I’ve been traveling through Asia with some of my classmates for school and now for fun, so I haven’t had the time to really sit down for a post. It’s been such an amazing time and in trying to explain work husbands to my cousin in Japan who joined me for part of the trip, I talked about creating my own little extended family unit. I think that’s a fitting way to describe the closeness I feel with these incredible people. I’m with two of them now, as well as some who could very well be siblings or cousins of sorts (I’ve taken to calling one of them “lao ba” – an affectionate “old dad” nickname). More on my non-blood family another time… for now, here are some pics.
We stayed right across from Taipei 101.
Climbing Elephant Mountain was difficult but totally worth it.
I’m all about climbing and nature and views.
Pretty sure I lost this dress at the hotel, boo.
This bus was like a time capsule!
Taipei airport music-themed rest area.
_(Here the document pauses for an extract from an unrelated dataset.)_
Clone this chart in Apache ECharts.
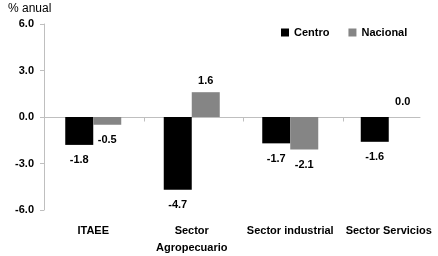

Off to Shanghai!
Visiting Baosteel to watch steel being made was cool.
It’s super hot when it rolls by and glows all over you.
City God Temple has tons of shopping.
Professor Lin and have the same taste and voted for the same logo design.
Hangzhou visit to Alibaba took us to this beautiful city.
Cats!!
At the highest place in Shanghai enjoying the view.
A funky place for live music in the basement of The Peninsula.
We found an amazing rooftop bar to contrast the club below. What a way to end our time in Shanghai.
The last breakfast buffet! I loved the salted duck eggs and congee.
I finally had time to try the fresh noodles before heading off.